CB Insight, qui suit ce type de métrique aux USA, indique qu’au niveau de l’investissement en seed (notre niveau d’investissement), 67% des startups finissent soit en liquidation soit en mode survie (les salaires sont payés, mais l’entreprise n’a pas de valeur pour se faire racheter).

Cela sera de toute manière revue au prochain tour de table

Un autre argument est de se dire que de toute façon lorsqu’un prochain investisseur rejoindra la société, le pacte actuel sera déchiré et ce dernier investisseur imposera le sien.

Il est en effet fort probable que le prochain investisseur impose une liquidité préférentielle à son avantage. Cependant, il convient aussi de prendre en compte la maturité de notre écosystème. Combien de startups (surtout dans le numérique) ont levé des deuxièmes tours de table chez des VC ? Suivant de près les levées de fonds locales, la réalité est que ce n’est pas très fréquent (c’est très exactement 0 sur le numérique).

Les marges de négociation

Comme indiqué ci-dessus, nous avons déjà une version de cette clause qui est sans impact pour la majorité des cas (la réussite et l’échec). Au-delà, il est difficile de négocier sans laisser supposer que vivoter est une solution acceptable pour vous.

La meilleure solution est d’avoir d’autres lettres d’intentions sans cette clause. Ce n’est par contre pas évident.

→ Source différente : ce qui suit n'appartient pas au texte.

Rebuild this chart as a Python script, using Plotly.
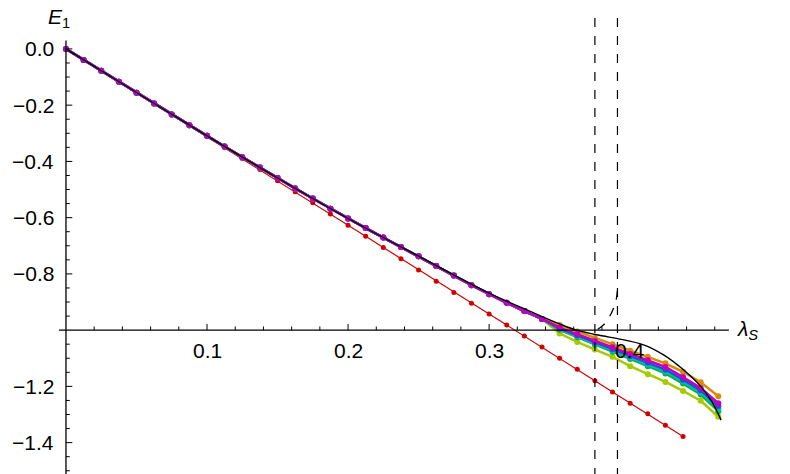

Pour le reste, cela dépendra de divers cas particuliers et cela aura toujours un impact sur la valorisation.

Conclusion

Il nous semble important de défendre les intérêts des investisseurs (qui ne sont déjà pas nombreux localement) tout en évitant des manipulations implicites de valorisation.

Si vous êtes dans l’état d’esprit de créer une entreprise ambitieuse à fort potentiel de croissance, cette clause ne devrait poser aucun problème. Dans le cas contraire, il faut repenser sa stratégie de levée de fonds.